_Short exercise_. Copy out the listing that follows, exact in every word, and skip the images.

_Given data_.

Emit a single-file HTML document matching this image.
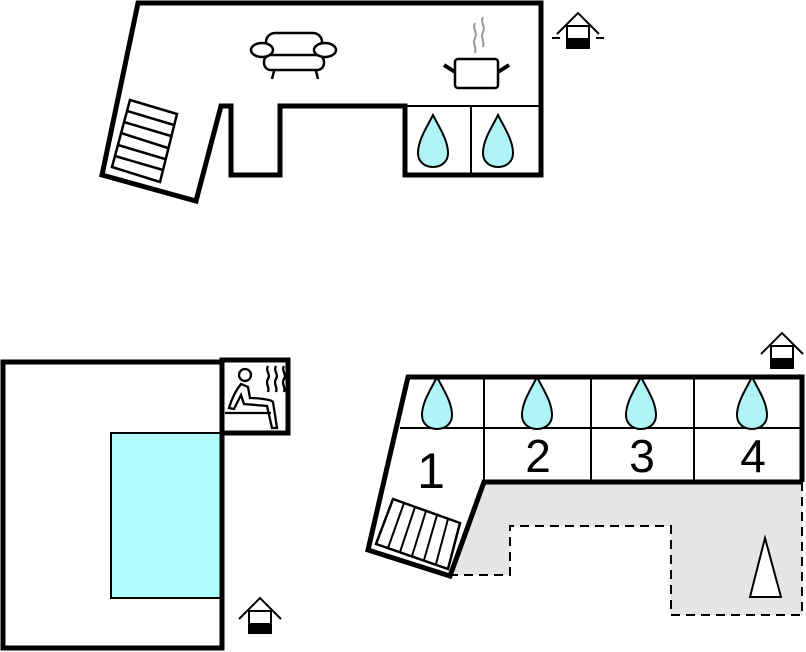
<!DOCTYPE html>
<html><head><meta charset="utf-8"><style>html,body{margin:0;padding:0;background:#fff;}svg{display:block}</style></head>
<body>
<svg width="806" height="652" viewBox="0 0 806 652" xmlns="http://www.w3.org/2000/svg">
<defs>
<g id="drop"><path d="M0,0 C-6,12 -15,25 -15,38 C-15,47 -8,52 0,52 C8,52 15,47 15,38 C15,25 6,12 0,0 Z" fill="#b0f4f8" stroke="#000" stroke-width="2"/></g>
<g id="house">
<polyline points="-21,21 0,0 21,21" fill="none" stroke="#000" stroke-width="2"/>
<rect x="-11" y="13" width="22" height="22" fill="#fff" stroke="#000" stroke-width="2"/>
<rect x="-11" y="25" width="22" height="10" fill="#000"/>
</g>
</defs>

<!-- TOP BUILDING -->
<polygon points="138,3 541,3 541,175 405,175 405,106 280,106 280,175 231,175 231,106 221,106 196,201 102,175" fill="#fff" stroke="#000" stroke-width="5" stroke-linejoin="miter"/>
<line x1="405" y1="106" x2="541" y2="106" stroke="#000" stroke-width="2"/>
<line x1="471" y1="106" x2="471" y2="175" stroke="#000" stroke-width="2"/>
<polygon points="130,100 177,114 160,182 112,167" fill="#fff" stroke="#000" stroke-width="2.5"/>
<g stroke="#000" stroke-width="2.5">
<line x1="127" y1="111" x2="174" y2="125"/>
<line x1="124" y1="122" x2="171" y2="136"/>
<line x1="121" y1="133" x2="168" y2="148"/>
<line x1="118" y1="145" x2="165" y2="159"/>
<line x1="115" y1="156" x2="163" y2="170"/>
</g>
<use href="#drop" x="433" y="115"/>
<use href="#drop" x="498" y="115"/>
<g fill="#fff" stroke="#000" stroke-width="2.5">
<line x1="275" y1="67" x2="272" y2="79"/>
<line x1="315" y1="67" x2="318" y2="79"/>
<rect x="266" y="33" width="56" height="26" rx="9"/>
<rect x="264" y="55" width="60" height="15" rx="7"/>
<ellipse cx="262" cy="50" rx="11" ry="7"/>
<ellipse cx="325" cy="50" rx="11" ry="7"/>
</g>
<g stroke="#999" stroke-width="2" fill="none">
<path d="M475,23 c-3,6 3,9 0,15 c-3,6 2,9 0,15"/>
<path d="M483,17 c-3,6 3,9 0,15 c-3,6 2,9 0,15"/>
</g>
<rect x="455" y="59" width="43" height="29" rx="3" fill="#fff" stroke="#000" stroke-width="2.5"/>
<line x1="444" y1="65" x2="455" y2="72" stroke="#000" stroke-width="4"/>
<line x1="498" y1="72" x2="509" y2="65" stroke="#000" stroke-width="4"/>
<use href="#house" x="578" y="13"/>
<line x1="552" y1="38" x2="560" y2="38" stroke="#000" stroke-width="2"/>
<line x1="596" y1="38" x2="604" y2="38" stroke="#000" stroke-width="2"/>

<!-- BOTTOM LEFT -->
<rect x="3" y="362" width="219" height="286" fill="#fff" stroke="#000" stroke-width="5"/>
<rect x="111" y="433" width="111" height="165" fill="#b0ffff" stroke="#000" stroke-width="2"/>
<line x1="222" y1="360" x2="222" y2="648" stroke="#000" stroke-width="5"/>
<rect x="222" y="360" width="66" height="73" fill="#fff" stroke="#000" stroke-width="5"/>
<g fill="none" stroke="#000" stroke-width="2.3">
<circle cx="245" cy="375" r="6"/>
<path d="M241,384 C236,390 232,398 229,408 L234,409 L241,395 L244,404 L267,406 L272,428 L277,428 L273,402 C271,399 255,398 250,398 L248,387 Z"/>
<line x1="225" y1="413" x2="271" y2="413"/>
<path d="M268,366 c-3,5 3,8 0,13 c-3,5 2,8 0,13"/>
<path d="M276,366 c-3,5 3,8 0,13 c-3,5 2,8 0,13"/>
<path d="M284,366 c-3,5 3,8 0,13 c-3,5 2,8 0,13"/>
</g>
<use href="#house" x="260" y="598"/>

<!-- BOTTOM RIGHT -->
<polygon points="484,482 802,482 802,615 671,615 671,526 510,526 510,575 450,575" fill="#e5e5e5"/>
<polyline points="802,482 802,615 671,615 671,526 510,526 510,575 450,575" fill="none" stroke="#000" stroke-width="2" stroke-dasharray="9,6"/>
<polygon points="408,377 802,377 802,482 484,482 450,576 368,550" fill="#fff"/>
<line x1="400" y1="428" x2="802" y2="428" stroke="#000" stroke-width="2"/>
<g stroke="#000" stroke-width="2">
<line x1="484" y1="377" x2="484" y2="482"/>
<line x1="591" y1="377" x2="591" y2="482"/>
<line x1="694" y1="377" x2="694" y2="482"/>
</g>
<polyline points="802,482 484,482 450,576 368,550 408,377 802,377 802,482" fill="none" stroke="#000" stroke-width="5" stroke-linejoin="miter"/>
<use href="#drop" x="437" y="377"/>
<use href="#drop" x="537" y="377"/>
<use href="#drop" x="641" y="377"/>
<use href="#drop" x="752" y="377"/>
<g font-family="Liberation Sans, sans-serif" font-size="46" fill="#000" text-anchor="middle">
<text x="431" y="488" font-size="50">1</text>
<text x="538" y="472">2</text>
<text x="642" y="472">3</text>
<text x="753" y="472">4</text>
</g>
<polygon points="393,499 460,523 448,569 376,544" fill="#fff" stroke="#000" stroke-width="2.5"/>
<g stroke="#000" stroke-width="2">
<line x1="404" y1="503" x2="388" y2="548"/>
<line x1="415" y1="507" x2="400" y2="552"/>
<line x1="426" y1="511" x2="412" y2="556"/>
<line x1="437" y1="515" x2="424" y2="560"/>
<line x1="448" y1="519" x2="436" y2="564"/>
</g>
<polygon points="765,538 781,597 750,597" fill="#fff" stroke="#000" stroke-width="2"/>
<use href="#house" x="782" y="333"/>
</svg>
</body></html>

_Complete response_.
Emit a single-file HTML document matching this image.
<!DOCTYPE html>
<html><head><meta charset="utf-8"><style>html,body{margin:0;padding:0;background:#fff;}svg{display:block}</style></head>
<body>
<svg width="806" height="652" viewBox="0 0 806 652" xmlns="http://www.w3.org/2000/svg">
<defs>
<g id="drop"><path d="M0,0 C-6,12 -15,25 -15,38 C-15,47 -8,52 0,52 C8,52 15,47 15,38 C15,25 6,12 0,0 Z" fill="#b0f4f8" stroke="#000" stroke-width="2"/></g>
<g id="house">
<polyline points="-21,21 0,0 21,21" fill="none" stroke="#000" stroke-width="2"/>
<rect x="-11" y="13" width="22" height="22" fill="#fff" stroke="#000" stroke-width="2"/>
<rect x="-11" y="25" width="22" height="10" fill="#000"/>
</g>
</defs>

<!-- TOP BUILDING -->
<polygon points="138,3 541,3 541,175 405,175 405,106 280,106 280,175 231,175 231,106 221,106 196,201 102,175" fill="#fff" stroke="#000" stroke-width="5" stroke-linejoin="miter"/>
<line x1="405" y1="106" x2="541" y2="106" stroke="#000" stroke-width="2"/>
<line x1="471" y1="106" x2="471" y2="175" stroke="#000" stroke-width="2"/>
<polygon points="130,100 177,114 160,182 112,167" fill="#fff" stroke="#000" stroke-width="2.5"/>
<g stroke="#000" stroke-width="2.5">
<line x1="127" y1="111" x2="174" y2="125"/>
<line x1="124" y1="122" x2="171" y2="136"/>
<line x1="121" y1="133" x2="168" y2="148"/>
<line x1="118" y1="145" x2="165" y2="159"/>
<line x1="115" y1="156" x2="163" y2="170"/>
</g>
<use href="#drop" x="433" y="115"/>
<use href="#drop" x="498" y="115"/>
<g fill="#fff" stroke="#000" stroke-width="2.5">
<line x1="275" y1="67" x2="272" y2="79"/>
<line x1="315" y1="67" x2="318" y2="79"/>
<rect x="266" y="33" width="56" height="26" rx="9"/>
<rect x="264" y="55" width="60" height="15" rx="7"/>
<ellipse cx="262" cy="50" rx="11" ry="7"/>
<ellipse cx="325" cy="50" rx="11" ry="7"/>
</g>
<g stroke="#999" stroke-width="2" fill="none">
<path d="M475,23 c-3,6 3,9 0,15 c-3,6 2,9 0,15"/>
<path d="M483,17 c-3,6 3,9 0,15 c-3,6 2,9 0,15"/>
</g>
<rect x="455" y="59" width="43" height="29" rx="3" fill="#fff" stroke="#000" stroke-width="2.5"/>
<line x1="444" y1="65" x2="455" y2="72" stroke="#000" stroke-width="4"/>
<line x1="498" y1="72" x2="509" y2="65" stroke="#000" stroke-width="4"/>
<use href="#house" x="578" y="13"/>
<line x1="552" y1="38" x2="560" y2="38" stroke="#000" stroke-width="2"/>
<line x1="596" y1="38" x2="604" y2="38" stroke="#000" stroke-width="2"/>

<!-- BOTTOM LEFT -->
<rect x="3" y="362" width="219" height="286" fill="#fff" stroke="#000" stroke-width="5"/>
<rect x="111" y="433" width="111" height="165" fill="#b0ffff" stroke="#000" stroke-width="2"/>
<line x1="222" y1="360" x2="222" y2="648" stroke="#000" stroke-width="5"/>
<rect x="222" y="360" width="66" height="73" fill="#fff" stroke="#000" stroke-width="5"/>
<g fill="none" stroke="#000" stroke-width="2.3">
<circle cx="245" cy="375" r="6"/>
<path d="M241,384 C236,390 232,398 229,408 L234,409 L241,395 L244,404 L267,406 L272,428 L277,428 L273,402 C271,399 255,398 250,398 L248,387 Z"/>
<line x1="225" y1="413" x2="271" y2="413"/>
<path d="M268,366 c-3,5 3,8 0,13 c-3,5 2,8 0,13"/>
<path d="M276,366 c-3,5 3,8 0,13 c-3,5 2,8 0,13"/>
<path d="M284,366 c-3,5 3,8 0,13 c-3,5 2,8 0,13"/>
</g>
<use href="#house" x="260" y="598"/>

<!-- BOTTOM RIGHT -->
<polygon points="484,482 802,482 802,615 671,615 671,526 510,526 510,575 450,575" fill="#e5e5e5"/>
<polyline points="802,482 802,615 671,615 671,526 510,526 510,575 450,575" fill="none" stroke="#000" stroke-width="2" stroke-dasharray="9,6"/>
<polygon points="408,377 802,377 802,482 484,482 450,576 368,550" fill="#fff"/>
<line x1="400" y1="428" x2="802" y2="428" stroke="#000" stroke-width="2"/>
<g stroke="#000" stroke-width="2">
<line x1="484" y1="377" x2="484" y2="482"/>
<line x1="591" y1="377" x2="591" y2="482"/>
<line x1="694" y1="377" x2="694" y2="482"/>
</g>
<polyline points="802,482 484,482 450,576 368,550 408,377 802,377 802,482" fill="none" stroke="#000" stroke-width="5" stroke-linejoin="miter"/>
<use href="#drop" x="437" y="377"/>
<use href="#drop" x="537" y="377"/>
<use href="#drop" x="641" y="377"/>
<use href="#drop" x="752" y="377"/>
<g font-family="Liberation Sans, sans-serif" font-size="46" fill="#000" text-anchor="middle">
<text x="431" y="488" font-size="50">1</text>
<text x="538" y="472">2</text>
<text x="642" y="472">3</text>
<text x="753" y="472">4</text>
</g>
<polygon points="393,499 460,523 448,569 376,544" fill="#fff" stroke="#000" stroke-width="2.5"/>
<g stroke="#000" stroke-width="2">
<line x1="404" y1="503" x2="388" y2="548"/>
<line x1="415" y1="507" x2="400" y2="552"/>
<line x1="426" y1="511" x2="412" y2="556"/>
<line x1="437" y1="515" x2="424" y2="560"/>
<line x1="448" y1="519" x2="436" y2="564"/>
</g>
<polygon points="765,538 781,597 750,597" fill="#fff" stroke="#000" stroke-width="2"/>
<use href="#house" x="782" y="333"/>
</svg>
</body></html>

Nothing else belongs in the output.